The fact that Moszkowski’s personal sorrows appeared not to inflect his art resulted in his compositions being held to lack depth. ‘Neither masculine nor feminine,’ as one critic put it. ‘Fails to stir the intellect,’ wrote another, though adding, ‘yet it sets the pulses tingling.’
Enough pulses were set tingling for Moszkowski’s pieces to be included by outstanding pianists in their concert repertoires; weightier works were not disgraced by their company. Moszkowski was styled ‘The Sunshine Composer’.
‘They have a champagne brilliance’ … ‘Moszkowski is a charmer’ … ‘Hammock tunes, easy listening on a lazy summer’s afternoon’. ‘His work stands on that wavering border between “light” and “serious” music, where “light” does not mean “negligible”.’
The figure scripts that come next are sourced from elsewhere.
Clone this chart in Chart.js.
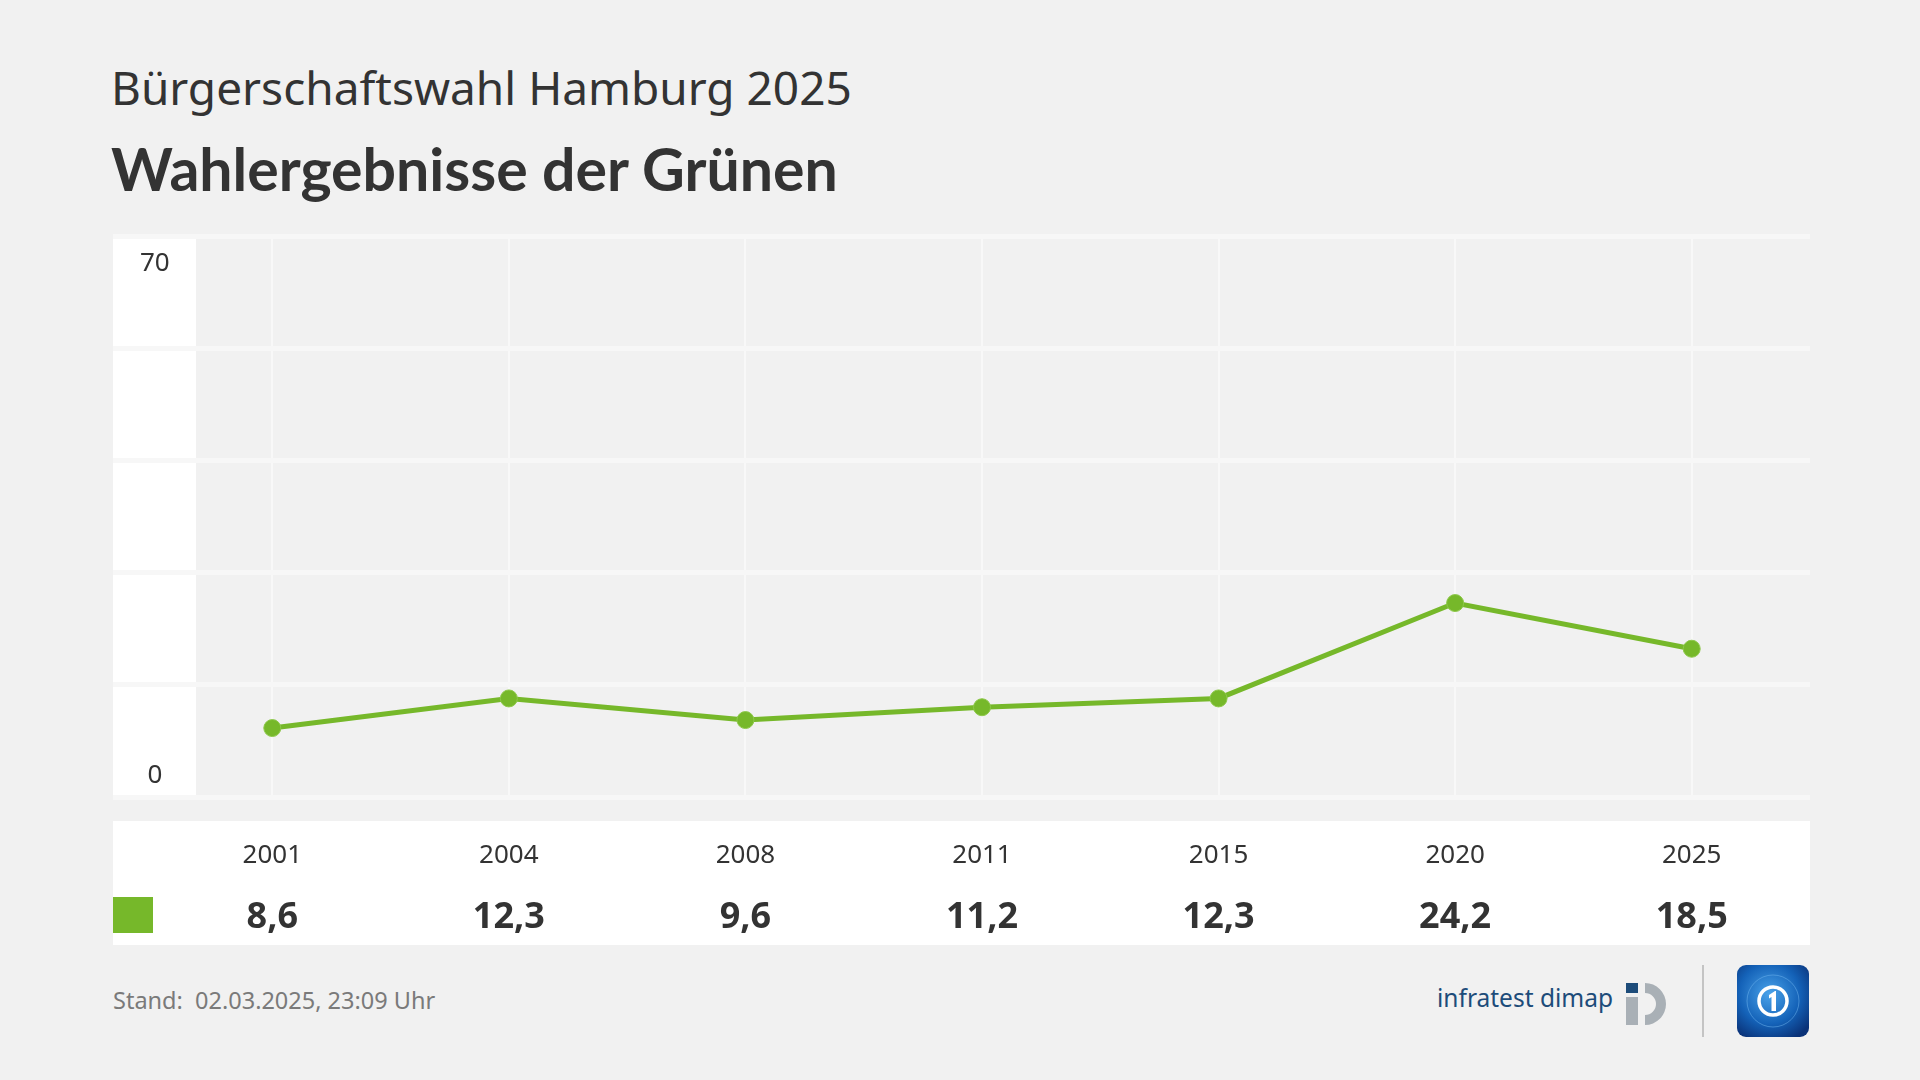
<!DOCTYPE html>
<html lang="de">
<head>
<meta charset="utf-8">
<title>Wahlergebnisse der Grünen</title>
<script src="https://cdn.jsdelivr.net/npm/chart.js@4.4.1/dist/chart.umd.min.js"></script>
<style>
  html, body { margin: 0; padding: 0; }
  body {
    width: 1920px; height: 1080px; position: relative; overflow: hidden;
    background: #f1f1f1; color: #333; font-family: "Noto Sans", sans-serif;
  }
  .sub { position: absolute; left: 111px; top: 64px; font-size: 46px; line-height: 1; white-space: nowrap; }
  .titel { position: absolute; left: 111px; top: 139px; font-family: Lato, sans-serif; font-size: 59px; font-weight: 700; line-height: 1; white-space: nowrap; }
  #wrap { position: absolute; left: 113px; top: 226px; width: 1697px; height: 719px; }
  .stand { position: absolute; left: 113px; top: 989px; font-size: 23.5px; line-height: 1; color: #7a7a7a; white-space: pre; }
  .infra { position: absolute; left: 1437px; top: 986px; font-size: 24.5px; line-height: 1; color: #1d4c7a; white-space: nowrap; }
  .infra-logo { position: absolute; left: 1626px; top: 981px; }
  .trenner { position: absolute; left: 1702px; top: 965px; width: 2px; height: 72px; background: #c4c4c4; }
  .ts-logo { position: absolute; left: 1737px; top: 965px; }
</style>
</head>
<body>
<div class="sub">Bürgerschaftswahl Hamburg 2025</div>
<div class="titel">Wahlergebnisse der Grünen</div>
<div id="wrap"><canvas id="chart"></canvas></div>
<div class="stand">Stand:  02.03.2025, 23:09 Uhr</div>
<div class="infra">infratest dimap</div>
<svg class="infra-logo" width="48" height="48" viewBox="0 0 48 48">
  <rect x="0" y="2" width="12" height="10" fill="#1d4c7a"/>
  <rect x="0" y="16" width="12" height="28" fill="#a9b0b6"/>
  <path d="M19 2 A21 21 0 1 1 19 44 L19 34 A11 11 0 1 0 19 12 Z" fill="#a9b0b6"/>
</svg>
<div class="trenner"></div>
<svg class="ts-logo" width="72" height="72" viewBox="0 0 72 72">
  <defs>
    <radialGradient id="g" cx="45%" cy="40%" r="70%">
      <stop offset="0" stop-color="#4aa3ea"/>
      <stop offset="0.6" stop-color="#1462b8"/>
      <stop offset="1" stop-color="#0a3278"/>
    </radialGradient>
  </defs>
  <rect x="0" y="0" width="72" height="72" rx="9" fill="url(#g)"/>
  <circle cx="36" cy="36" r="26" fill="none" stroke="#6fb6f0" stroke-width="1" opacity="0.5"/>
  <circle cx="36" cy="36" r="14" fill="none" stroke="#ffffff" stroke-width="3.5"/>
  <path d="M32 30 L38 26 L39 26 L39 46 L34.5 46 L34.5 32 L32 33.5 Z" fill="#ffffff"/>
</svg>

<script>
const jahre = ['2001', '2004', '2008', '2011', '2015', '2020', '2025'];
const gruene = [8.6, 12.3, 9.6, 11.2, 12.3, 24.2, 18.5];
const yMax = 70;
const yStep = 14;
const farbe = '#76b82a';
const schrift = '"Noto Sans", sans-serif';

// Werte für die Tabellenzeile, mit Komma
const werteText = gruene.map(v => v.toFixed(1).replace('.', ','));

// weiße Flächen hinter y-Beschriftung und Tabelle
const hintergrund = {
  id: 'hintergrund',
  beforeDraw(chart) {
    const { ctx, chartArea, scales } = chart;
    const links = scales.y.left;
    ctx.save();
    ctx.fillStyle = '#ffffff';
    ctx.fillRect(links, chartArea.top, (chartArea.left - links) * 2 + 1, chartArea.bottom - chartArea.top);
    const oben = chartArea.bottom + 24;
    ctx.fillRect(links, oben, chartArea.right - links, chart.height - oben);
    ctx.fillStyle = farbe;
    const mitte = scales.x2.top + 30;
    ctx.fillRect(links, mitte - 18, 40, 36);
    ctx.restore();
  }
};

function ohnePadding(s) {
  s.paddingLeft = 0;
  s.paddingRight = 0;
  s.paddingTop = 0;
  s.paddingBottom = 0;
}

new Chart(document.getElementById('chart'), {
  type: 'line',
  data: {
    labels: jahre,
    datasets: [{
      label: 'Grüne',
      data: gruene,
      borderColor: farbe,
      backgroundColor: farbe,
      borderWidth: 5,
      pointRadius: 8.5,
      pointBackgroundColor: farbe,
      pointBorderColor: '#8dc84a',
      pointBorderWidth: 1,
      tension: 0,
      clip: false
    }]
  },
  options: {
    responsive: true,
    maintainAspectRatio: false,
    animation: false,
    layout: { autoPadding: false, padding: { top: 10, left: 0, right: 0, bottom: 0 } },
    plugins: {
      legend: { display: false },
      tooltip: { enabled: false }
    },
    scales: {
      x: {
        type: 'category',
        position: 'bottom',
        offset: true,
        weight: 0,
        grid: { color: '#f8f8f8', lineWidth: 2, drawTicks: false, offset: false },
        border: { display: false },
        ticks: { color: '#333', font: { family: schrift, size: 26 }, padding: 43, maxRotation: 0, autoSkip: false },
        afterFit(s) { s.height = 88; ohnePadding(s); }
      },
      x2: {
        type: 'category',
        labels: werteText,
        position: 'bottom',
        offset: true,
        weight: 1,
        grid: { display: false, drawTicks: false },
        border: { display: false },
        ticks: { color: '#333', font: { family: schrift, size: 36, weight: 'bold' }, padding: 11, maxRotation: 0, autoSkip: false },
        afterFit(s) { s.height = 60; ohnePadding(s); }
      },
      y: {
        min: 0,
        max: yMax,
        grid: { color: '#f7f7f7', lineWidth: 5, drawTicks: true, tickLength: 41 },
        border: { display: false },
        ticks: {
          stepSize: yStep,
          autoSkip: false,
          mirror: true,
          crossAlign: 'center',
          padding: -14,
          color: '#333',
          font: { family: schrift, size: 26, lineHeight: '14px' },
          callback(v) {
            if (v === yMax) return ['', '', '', '', String(v)];
            if (v === 0) return [String(v), '', '', ''];
            return '';
          }
        },
        afterFit(s) { s.width = 41; ohnePadding(s); }
      }
    }
  },
  plugins: [hintergrund]
});
</script>
</body>
</html>
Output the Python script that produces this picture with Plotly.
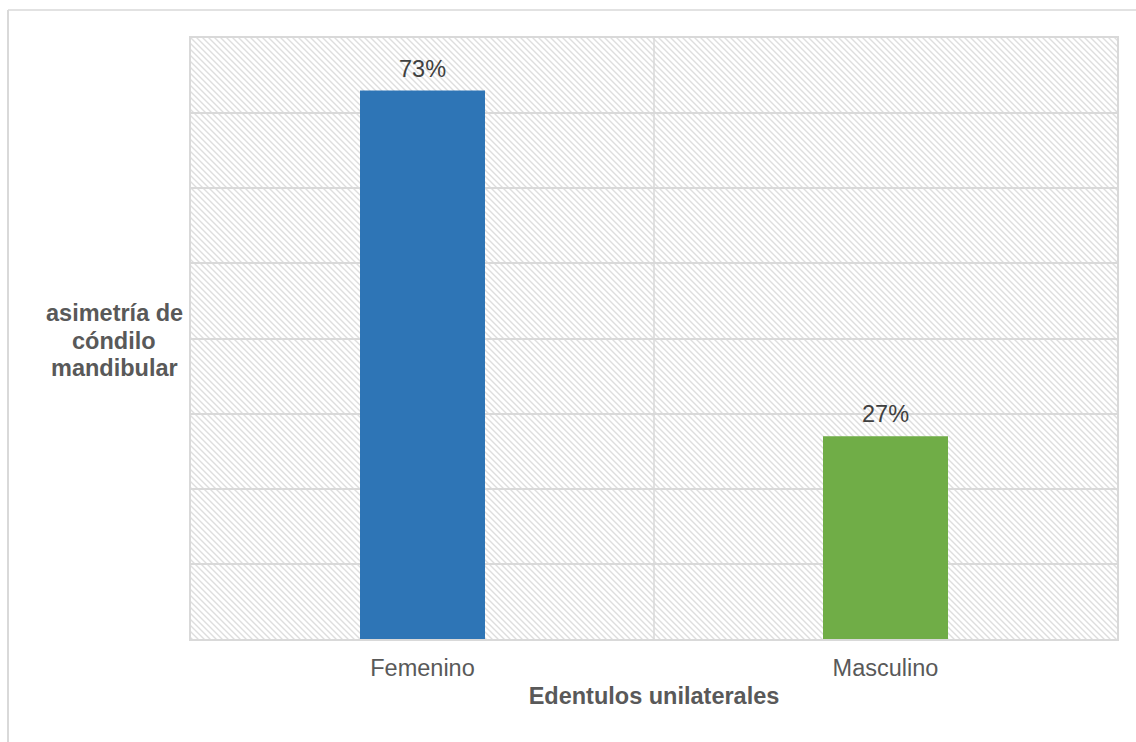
import base64
import plotly.graph_objects as go

categories = ["Femenino", "Masculino"]
values = [0.73, 0.27]
labels = ["73%", "27%"]
colors = ["#2E75B6", "#70AD47"]

x_title = "Edentulos unilaterales"
y_title_lines = ["asimetría de", "cóndilo", "mandibular"]

W, H = 1136, 742
ML, MR, MT, MB = 191, 19, 38, 103
PW, PH = W - ML - MR, H - MT - MB
FONT = "Liberation Sans, Arial"

# diagonal hatch background (decorative), as an svg image
s = 6
svg = (
    f'<svg xmlns="http://www.w3.org/2000/svg" width="{PW}" height="{PH}">'
    f'<defs><pattern id="p" patternUnits="userSpaceOnUse" width="{s}" height="{s}">'
    f'<path d="M-1,-1 L{s+1},{s+1} M-1,{s-1} L1,{s+1} M{s-1},-1 L{s+1},1" '
    f'stroke="#dedede" stroke-width="1.4"/></pattern></defs>'
    f'<rect width="{PW}" height="{PH}" fill="white"/>'
    f'<rect width="{PW}" height="{PH}" fill="url(#p)"/></svg>'
)
src = "data:image/svg+xml;base64," + base64.b64encode(svg.encode()).decode()

fig = go.Figure()
fig.add_trace(go.Bar(
    x=categories, y=values, width=0.27,
    marker=dict(color=colors, line=dict(width=0)),
    hoverinfo="skip",
))

annotations = []
for c, v, t in zip(categories, values, labels):
    annotations.append(dict(
        x=c, y=v, xref="x", yref="y", text=t, showarrow=False,
        xanchor="center", yanchor="bottom", yshift=7,
        font=dict(family=FONT, size=23.5, color="#404040"),
    ))
for i, line in enumerate(y_title_lines):
    py = 313 + i * 27.5
    annotations.append(dict(
        text="<b>" + line + "</b>", xref="paper", yref="paper",
        x=(114 - ML) / PW, y=(H - MB - py) / PH, xanchor="center", yanchor="middle",
        showarrow=False, font=dict(size=23.5, color="#595959", family=FONT),
    ))

grid = "#d9d9d9"
fig.update_layout(
    width=W, height=H,
    margin=dict(l=ML, r=MR, t=MT, b=MB, pad=0),
    paper_bgcolor="white", plot_bgcolor="rgba(0,0,0,0)",
    showlegend=False,
    font=dict(family=FONT, size=23.5, color="#595959"),
    xaxis=dict(
        range=[-0.5, 1.5], showgrid=False, showline=True, linecolor=grid,
        linewidth=1.5, mirror=True, ticks="", zeroline=False,
        tickfont=dict(size=23.5, color="#595959", family=FONT),
        ticklabelstandoff=7,
        title=dict(text="<b>" + x_title + "</b>",
                   font=dict(size=23.5, color="#595959", family=FONT), standoff=8),
    ),
    yaxis=dict(
        range=[0, 0.8], dtick=0.1, showgrid=True, gridcolor=grid, gridwidth=1.5,
        showticklabels=False, showline=True, linecolor=grid, linewidth=1.5,
        mirror=True, zeroline=False, ticks="",
    ),
    images=[dict(source=src, xref="paper", yref="paper", x=0, y=1,
                 sizex=1, sizey=1, sizing="stretch", layer="below",
                 xanchor="left", yanchor="top")],
    annotations=annotations,
    shapes=[
        dict(type="line", xref="x", yref="paper", x0=0.5, x1=0.5, y0=0, y1=1,
             line=dict(color=grid, width=1.5), layer="below"),
        dict(type="line", xref="paper", yref="paper",
             x0=(8 - ML) / PW, x1=(W + 5 - ML) / PW,
             y0=(H - MB - 10) / PH, y1=(H - MB - 10) / PH,
             line=dict(color=grid, width=1.5)),
        dict(type="line", xref="paper", yref="paper",
             x0=(8 - ML) / PW, x1=(8 - ML) / PW,
             y0=(H - MB - 10) / PH, y1=(H - MB - H - 5) / PH,
             line=dict(color=grid, width=2)),
    ],
)

fig.write_html("out.html")
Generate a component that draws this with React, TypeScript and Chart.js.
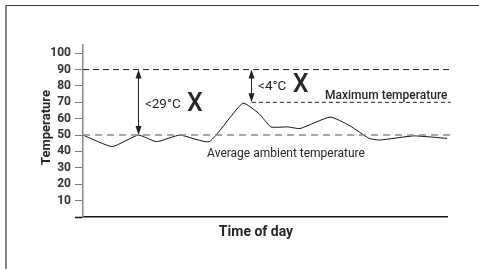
import React, { useEffect, useRef } from "react";
import { Chart, registerables } from "chart.js";

Chart.register(...registerables);

// Time of day (relative position along the axis, 0..100)
const timePoints = [0, 8.0, 15.2, 20.2, 26.6, 34.7, 43.9, 48.4, 51.6, 56.3, 59.6, 67.9, 73.1, 78.6, 81.6, 90.9, 100];
// Measured temperature
const temperatures = [50, 43, 50, 46, 50, 46, 69.5, 63, 55, 55, 54, 61, 56, 48, 47, 49.5, 48];
// Y tick values
const yTicks = [0, 10, 20, 30, 40, 50, 60, 70, 80, 90, 100];

// Reference levels
const limitTemp = 90;
const maxTemp = 70;
const ambientTemp = 50;
const maxLineStart = 46.4;

// Difference arrows
const arrowX = [15.2, 46.2];
const arrowLow = [50, 70];
const arrowHigh = [90, 90];

const FONT = "Roboto, 'Noto Sans', sans-serif";
const TEXT = "#262626";

const annotationPlugin = {
  id: "annotations",
  afterDatasetsDraw(chart: any) {
    const { ctx, scales } = chart;
    const xs = scales.x;
    const ys = scales.y;
    ctx.save();
    // arrows
    ctx.strokeStyle = "#222";
    ctx.fillStyle = "#222";
    ctx.lineWidth = 1;
    for (let i = 0; i < arrowX.length; i++) {
      const x = Math.round(xs.getPixelForValue(arrowX[i])) + 0.5;
      const y1 = ys.getPixelForValue(arrowHigh[i]);
      const y2 = ys.getPixelForValue(arrowLow[i]);
      ctx.beginPath();
      ctx.moveTo(x, y1 + 6);
      ctx.lineTo(x, y2 - 6);
      ctx.stroke();
      ctx.beginPath();
      ctx.moveTo(x, y1);
      ctx.lineTo(x - 3, y1 + 9);
      ctx.lineTo(x + 3, y1 + 9);
      ctx.closePath();
      ctx.fill();
      ctx.beginPath();
      ctx.moveTo(x, y2);
      ctx.lineTo(x - 3, y2 - 9);
      ctx.lineTo(x + 3, y2 - 9);
      ctx.closePath();
      ctx.fill();
    }
    const text = (s: string, vx: number, vy: number, font: string, align: CanvasTextAlign = "left") => {
      ctx.font = font;
      ctx.textAlign = align;
      ctx.textBaseline = "middle";
      ctx.fillStyle = TEXT;
      ctx.fillText(s, xs.getPixelForValue(vx), ys.getPixelForValue(vy));
    };
    text("<29°C", 17.0, 68.7, `13.5px ${FONT}`);
    text("X", 28.6, 68.4, `500 25px ${FONT}`);
    text("<4°C", 48.1, 79.4, `13.5px ${FONT}`);
    text("X", 57.6, 80.0, `500 25px ${FONT}`);
    text("Maximum temperature", 66.5, 73.6, `500 12px ${FONT}`);
    text("Average ambient temperature", 34.1, 38.2, `12px ${FONT}`);

    // axis titles
    ctx.font = `bold 14px ${FONT}`;
    ctx.textAlign = "center";
    ctx.textBaseline = "middle";
    ctx.fillStyle = TEXT;
    ctx.fillText("Time of day", 256, 232);
    ctx.translate(46.5, 127.5);
    ctx.rotate(-Math.PI / 2);
    ctx.font = `bold 13px ${FONT}`;
    ctx.fillText("Temperature", 0, 0);
    ctx.restore();
  },
};

export default function App() {
  const ref = useRef<HTMLCanvasElement | null>(null);
  useEffect(() => {
    if (!ref.current) return;
    const pts = timePoints.map((t, i) => ({ x: t, y: temperatures[i] }));
    const chart = new Chart(ref.current, {
      type: "line",
      data: {
        datasets: [
          {
            label: "Limit",
            data: [{ x: 0, y: limitTemp }, { x: 101, y: limitTemp }],
            borderColor: "#222",
            borderWidth: 1,
            borderDash: [6, 4],
            pointRadius: 0,
          },
          {
            label: "Maximum temperature",
            data: [{ x: maxLineStart, y: maxTemp }, { x: 101, y: maxTemp }],
            borderColor: "#222",
            borderWidth: 1,
            borderDash: [4, 3],
            pointRadius: 0,
          },
          {
            label: "Average ambient temperature",
            data: [{ x: 0, y: ambientTemp }, { x: 101, y: ambientTemp }],
            borderColor: "#8a8a8a",
            borderWidth: 1.5,
            borderDash: [7, 5],
            pointRadius: 0,
          },
          {
            label: "Temperature",
            data: pts,
            borderColor: "#111",
            borderWidth: 1,
            tension: 0.15,
            pointRadius: 0,
          },
        ],
      },
      options: {
        animation: false,
        responsive: false,
        events: [],
        clip: false as any,
        layout: { padding: { left: 0, top: 45, right: 32, bottom: 52 } },
        plugins: { legend: { display: false }, tooltip: { enabled: false } },
        scales: {
          x: {
            type: "linear",
            min: 0,
            max: 100,
            grid: { display: false },
            ticks: { display: false },
            border: { display: true, color: "#111", width: 1.5 },
            afterFit: (s: any) => {
              s.height = 0;
            },
          },
          y: {
            min: 0,
            max: 105,
            afterBuildTicks: (s: any) => {
              s.ticks = yTicks.map((v) => ({ value: v }));
            },
            ticks: {
              autoSkip: false,
              padding: 4,
              color: "#333",
              font: { family: FONT, size: 12, weight: "bold" },
              callback: (v: any) => (v === 0 ? "" : String(v)),
            },
            grid: {
              drawOnChartArea: false,
              drawTicks: true,
              tickLength: 8,
              tickColor: (c: any) => (c.tick && c.tick.value === 0 ? "#111" : "#777"),
              tickWidth: (c: any) => (c.tick && c.tick.value === 0 ? 1.5 : 1),
            },
            border: { display: true, color: "#888", width: 1.5 },
            afterFit: (s: any) => {
              s.width = 83;
            },
          },
        },
      },
      plugins: [annotationPlugin],
    } as any);
    return () => chart.destroy();
  }, []);
  return (
    <>
      <div
        style={{
          position: "fixed",
          left: 5,
          top: 5,
          width: 474,
          height: 264,
          borderTop: "1px solid #333",
          borderLeft: "2px solid #888",
          boxSizing: "border-box",
        }}
      />
      <canvas
        ref={ref}
        width={479}
        height={269}
        style={{ position: "fixed", left: 0, top: 0, width: 479, height: 269 }}
      />
    </>
  );
}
Moszkowski left us concerti, operas, ballets and a host of études and morceaux. The latter include 12 Études de Piano pour la Main Gauche Seule, a work dating from the year 1915, another ominous year in world history.
More and more of Moritz Moszkowski’s work is making itself heard; his delightful and challenging ‘Piano Concerto in E’ is a growing concert favourite. A later generation of music lovers has spotted this modest star and notes its small but brilliant light.